Thanks for Jonathan Tobin's column regarding Arab opinions on a Jewish state (A Matter of Opinion: "The Conflict in a Nutshell," May 18).

This mindset prevalent among even Arab "moderates" gets to the heart of what the Zionist enterprise really faces: a concerted effort by a very powerful group (oil-wealthy Arabs) to delegitimize the concept of a Jewish state.

It's also worth mentioning that significant numbers of influential Jews also seem to feel Israel is illegitimate or unjust.

As an example of this, I offer you Tony Kushner, the playwright and scriptwriter recently honored by Brandeis University (of all places) who thinks that Israel's creation was a mistake that he regrets.

It may take 100 – or perhaps even 500 – years for the Arabs to realize that Israel is here to stay, and that they have to deal with it.
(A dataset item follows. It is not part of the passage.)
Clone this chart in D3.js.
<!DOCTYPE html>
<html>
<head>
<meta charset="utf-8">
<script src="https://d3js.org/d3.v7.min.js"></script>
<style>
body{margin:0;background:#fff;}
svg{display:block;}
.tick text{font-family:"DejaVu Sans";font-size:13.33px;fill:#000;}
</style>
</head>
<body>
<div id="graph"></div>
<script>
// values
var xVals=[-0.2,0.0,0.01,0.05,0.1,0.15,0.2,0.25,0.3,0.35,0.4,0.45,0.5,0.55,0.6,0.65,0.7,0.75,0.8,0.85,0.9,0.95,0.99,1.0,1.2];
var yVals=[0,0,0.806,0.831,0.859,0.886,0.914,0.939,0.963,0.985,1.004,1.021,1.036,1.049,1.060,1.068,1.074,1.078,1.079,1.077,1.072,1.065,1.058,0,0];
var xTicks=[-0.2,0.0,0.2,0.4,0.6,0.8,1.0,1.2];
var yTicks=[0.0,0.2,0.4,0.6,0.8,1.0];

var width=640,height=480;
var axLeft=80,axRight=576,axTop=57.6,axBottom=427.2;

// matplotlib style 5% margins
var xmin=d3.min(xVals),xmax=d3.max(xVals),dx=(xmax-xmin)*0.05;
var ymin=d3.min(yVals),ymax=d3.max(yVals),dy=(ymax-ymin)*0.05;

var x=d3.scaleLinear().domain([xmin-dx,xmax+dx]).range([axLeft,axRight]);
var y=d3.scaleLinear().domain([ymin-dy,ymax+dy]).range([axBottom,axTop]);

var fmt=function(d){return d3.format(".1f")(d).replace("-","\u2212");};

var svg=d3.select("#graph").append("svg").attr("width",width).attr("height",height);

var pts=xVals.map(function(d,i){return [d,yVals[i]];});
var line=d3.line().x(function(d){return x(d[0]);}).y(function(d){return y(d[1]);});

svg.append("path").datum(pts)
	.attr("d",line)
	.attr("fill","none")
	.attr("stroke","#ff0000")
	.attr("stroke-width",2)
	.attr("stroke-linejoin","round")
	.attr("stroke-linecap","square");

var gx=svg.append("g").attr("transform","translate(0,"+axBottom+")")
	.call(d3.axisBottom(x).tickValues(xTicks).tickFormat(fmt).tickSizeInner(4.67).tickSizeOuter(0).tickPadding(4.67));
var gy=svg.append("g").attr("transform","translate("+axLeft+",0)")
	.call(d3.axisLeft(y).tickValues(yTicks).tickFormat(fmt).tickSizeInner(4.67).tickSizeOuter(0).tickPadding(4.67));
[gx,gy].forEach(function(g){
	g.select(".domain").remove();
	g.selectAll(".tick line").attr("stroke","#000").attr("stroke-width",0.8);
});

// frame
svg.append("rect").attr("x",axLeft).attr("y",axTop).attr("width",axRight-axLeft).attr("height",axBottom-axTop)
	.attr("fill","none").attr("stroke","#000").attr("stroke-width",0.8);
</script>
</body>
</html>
But that should be the goal, and Jews need to be willing to sacrifice for this purpose.
Steve Gold

Undermining Dialogue Won't Lead to Peace

Jonathan Tobin complains that the gripes of Israeli Arab journalists are harbingers of an endless conflict (A Matter of Opinion: "The Conflict in a Nutshell," May 18).
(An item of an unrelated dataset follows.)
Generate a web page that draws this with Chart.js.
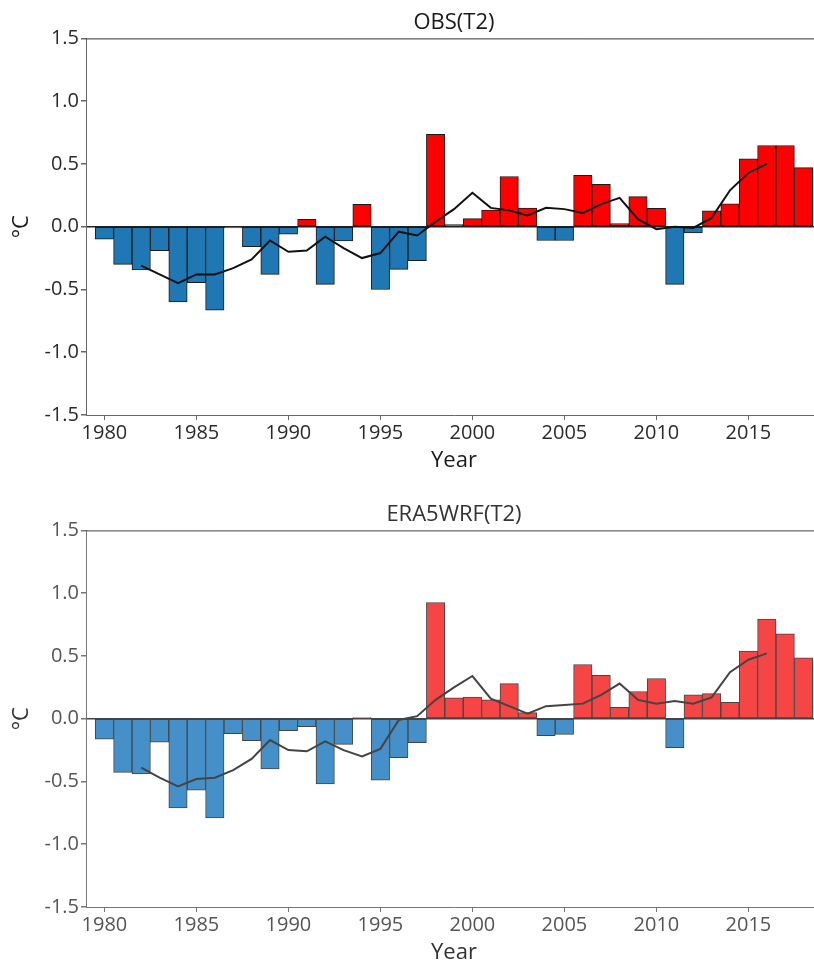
<!DOCTYPE html>
<html>
<head>
<meta charset="utf-8">
<script src="https://cdn.jsdelivr.net/npm/chart.js@4.4.1/dist/chart.umd.min.js"></script>
<style>
    html, body { margin: 0; padding: 0; background: #fff; overflow: hidden; }
    #wrap { position: relative; width: 814px; height: 963px; overflow: hidden; }
    canvas { position: absolute; left: 0; }
    #obs-chart { top: 0; }
    #era-chart { top: 492px; }
</style>
</head>
<body>
<div id="wrap">
    <canvas id="obs-chart" width="822" height="480"></canvas>
    <canvas id="era-chart" width="822" height="480"></canvas>
</div>
<script>
const years = [1980, 1981, 1982, 1983, 1984, 1985, 1986, 1987, 1988, 1989,
               1990, 1991, 1992, 1993, 1994, 1995, 1996, 1997, 1998, 1999,
               2000, 2001, 2002, 2003, 2004, 2005, 2006, 2007, 2008, 2009,
               2010, 2011, 2012, 2013, 2014, 2015, 2016, 2017, 2018];

// yearly anomalies, degC
const obsAnom = [-0.10, -0.30, -0.345, -0.19, -0.60, -0.445, -0.665, -0.01, -0.16, -0.38,
                 -0.06, 0.058, -0.46, -0.114, 0.178, -0.50, -0.34, -0.27, 0.735, 0.016,
                 0.064, 0.133, 0.40, 0.149, -0.11, -0.11, 0.41, 0.337, 0.024, 0.24,
                 0.146, -0.46, -0.05, 0.127, 0.183, 0.54, 0.647, 0.647, 0.47];

const eraAnom = [-0.164, -0.427, -0.44, -0.186, -0.71, -0.57, -0.79, -0.12, -0.175, -0.40,
                 -0.095, -0.064, -0.52, -0.204, 0.008, -0.49, -0.31, -0.19, 0.926, 0.167,
                 0.172, 0.151, 0.279, 0.048, -0.135, -0.125, 0.432, 0.345, 0.09, 0.217,
                 0.32, -0.23, 0.19, 0.20, 0.13, 0.538, 0.793, 0.676, 0.485];

// running mean line
const meanYears = [1982, 1983, 1984, 1985, 1986, 1987, 1988, 1989, 1990, 1991,
                   1992, 1993, 1994, 1995, 1996, 1997, 1998, 1999, 2000, 2001,
                   2002, 2003, 2004, 2005, 2006, 2007, 2008, 2009, 2010, 2011,
                   2012, 2013, 2014, 2015, 2016];

const obsMean = [-0.31, -0.38, -0.45, -0.38, -0.38, -0.33, -0.26, -0.11, -0.20, -0.19,
                 -0.08, -0.17, -0.25, -0.21, -0.04, -0.07, 0.04, 0.14, 0.27, 0.15,
                 0.13, 0.09, 0.15, 0.14, 0.11, 0.18, 0.23, 0.06, -0.02, 0.00,
                 -0.01, 0.07, 0.29, 0.43, 0.50];

const eraMean = [-0.39, -0.47, -0.54, -0.48, -0.47, -0.41, -0.32, -0.17, -0.25, -0.26,
                 -0.18, -0.25, -0.30, -0.24, -0.01, 0.02, 0.15, 0.25, 0.34, 0.16,
                 0.10, 0.04, 0.10, 0.11, 0.12, 0.19, 0.28, 0.15, 0.12, 0.14,
                 0.12, 0.17, 0.37, 0.47, 0.52];

const xTickYears = [1980, 1985, 1990, 1995, 2000, 2005, 2010, 2015];
const yTickValues = [-1.5, -1.0, -0.5, 0.0, 0.5, 1.0, 1.5];

const FONT = "'Open Sans', 'Noto Sans', sans-serif";

const frameLines = {
    id: 'frameLines',
    afterDraw(chart, args, opts) {
        const ctx = chart.ctx;
        const area = chart.chartArea;
        ctx.save();
        ctx.strokeStyle = opts.color;
        ctx.lineWidth = 1;
        ctx.beginPath();
        ctx.moveTo(area.left, area.top + 0.5);
        ctx.lineTo(area.right, area.top + 0.5);
        ctx.moveTo(area.right - 0.5, area.top);
        ctx.lineTo(area.right - 0.5, area.bottom);
        ctx.stroke();
        ctx.restore();
    }
};

function buildChart(canvasId, title, anom, mean, style) {
    const barData = years.map((yr, i) => ({x: yr, y: anom[i]}));
    const lineData = meanYears.map((yr, i) => ({x: yr, y: mean[i]}));

    return new Chart(document.getElementById(canvasId), {
        type: 'bar',
        data: {
            datasets: [
                {
                    type: 'line',
                    data: lineData,
                    borderColor: style.line,
                    borderWidth: 2,
                    pointRadius: 0,
                    tension: 0,
                    order: 0
                },
                {
                    type: 'bar',
                    data: barData,
                    backgroundColor: anom.map(v => v >= 0 ? style.red : style.blue),
                    borderColor: style.edge,
                    borderWidth: 1,
                    borderSkipped: false,
                    barPercentage: 1.0,
                    categoryPercentage: 1.0,
                    order: 1
                }
            ]
        },
        options: {
            responsive: false,
            animation: false,
            events: [],
            layout: {padding: 0},
            plugins: {
                legend: {display: false},
                tooltip: {enabled: false},
                title: {
                    display: true,
                    text: title,
                    fullSize: false,
                    color: style.title,
                    font: {family: FONT, size: 22, weight: 'normal'},
                    padding: {top: 10, bottom: 2}
                },
                frameLines: {color: style.frame}
            },
            scales: {
                x: {
                    type: 'linear',
                    min: 1979,
                    max: 2019,
                    offset: false,
                    afterFit(scale) { scale.height = 65; },
                    afterBuildTicks(scale) {
                        scale.ticks = xTickYears.map(v => ({value: v}));
                    },
                    ticks: {
                        color: style.text,
                        font: {family: FONT, size: 20},
                        padding: 1,
                        maxRotation: 0,
                        autoSkip: false,
                        callback: v => String(v)
                    },
                    grid: {
                        offset: false,
                        drawOnChartArea: false,
                        drawTicks: true,
                        tickLength: 5,
                        tickColor: style.axis
                    },
                    border: {color: style.axis, width: 1},
                    title: {
                        display: true,
                        text: 'Year',
                        color: style.title,
                        font: {family: FONT, size: 22},
                        padding: {top: 0, bottom: 6}
                    }
                },
                y: {
                    min: -1.5,
                    max: 1.5,
                    afterFit(scale) { scale.width = 86; },
                    afterBuildTicks(scale) {
                        scale.ticks = yTickValues.map(v => ({value: v}));
                    },
                    ticks: {
                        color: style.text,
                        font: {family: FONT, size: 20},
                        padding: 2,
                        callback: v => v.toFixed(1)
                    },
                    grid: {
                        color: c => (c.tick && c.tick.value === 0) ? style.zero : 'rgba(0,0,0,0)',
                        lineWidth: 1.5,
                        tickLength: 5,
                        tickColor: style.axis
                    },
                    border: {color: style.axis, width: 1},
                    title: {
                        display: true,
                        text: '°C',
                        color: style.title,
                        font: {family: FONT, size: 22},
                        padding: {top: 9, bottom: 0}
                    }
                }
            }
        },
        plugins: [frameLines]
    });
}

buildChart('obs-chart', 'OBS(T2)', obsAnom, obsMean, {
    red: '#ff0000',
    blue: '#1f77b4',
    edge: '#1a1a1a',
    line: '#111111',
    zero: '#222222',
    axis: '#666666',
    frame: '#333333',
    text: '#2a2a2a',
    title: '#1a1a1a'
});

buildChart('era-chart', 'ERA5WRF(T2)', eraAnom, eraMean, {
    red: '#f54545',
    blue: '#4690c9',
    edge: '#444444',
    line: '#444444',
    zero: '#444444',
    axis: '#777777',
    frame: '#444444',
    text: '#555555',
    title: '#333333'
});
</script>
</body>
</html>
Rather than focus on their understandable unhappiness with the deplorable conditions that many Israeli Arabs are forced to endure, he chooses to inflate their grievances into a declaration of war.

Do we really expect Arabs to be Zionists?

Tobin seems to be seeking to undermine any hope of dialogue by casting the conflict as a "zero-sum game." It would be far better if he were to use his column to promote understanding of their predicament.

Peace will be achieved via the efforts of those who actively seek it, not by those who prefer to hype the regrettable rhetoric of the extremists.

The example Tobin cites of a joint Jewish-Arab entrepreneurial project that promotes life science solutions is the real story, not arguments between journalists.

As long as Jews treat Arabs in their midst as the "other," genuine reconciliation between two peoples who share one land is impossible.
S. Cohen

Make Shavuot the Real Vegetarian Holiday

Since Shavuot commemorates the Jewish people receiving the Torah, many religious Jews stay up that entire night engaged in Torah study.

I believe that this provides a good time to consider if we are properly applying Torah values with regard to dietary issues.

Since the Torah mandates the avoidance of tsa'ar ba'alei chaim (causing unnecessary pain to animals), shouldn't there be far greater concern in the Jewish community about the horrible treatment of animals on factory farms?

Since the Torah stresses that we should very diligently guard our health, shouldn't Jewish leaders speak out about the many negative health effects of animal-based diets?

Since the Torah mandates that we are to share with hungry people, shouldn't the Jewish community address the fact that 70 percent of the grain produced in America is being fed to animals destined for slaughter, while an estimated 20 million people die from malnutrition annually?

Let us make this Shavuot a time to apply Torah values to produce a more humane, environmentally sustainable, just and compassionate world.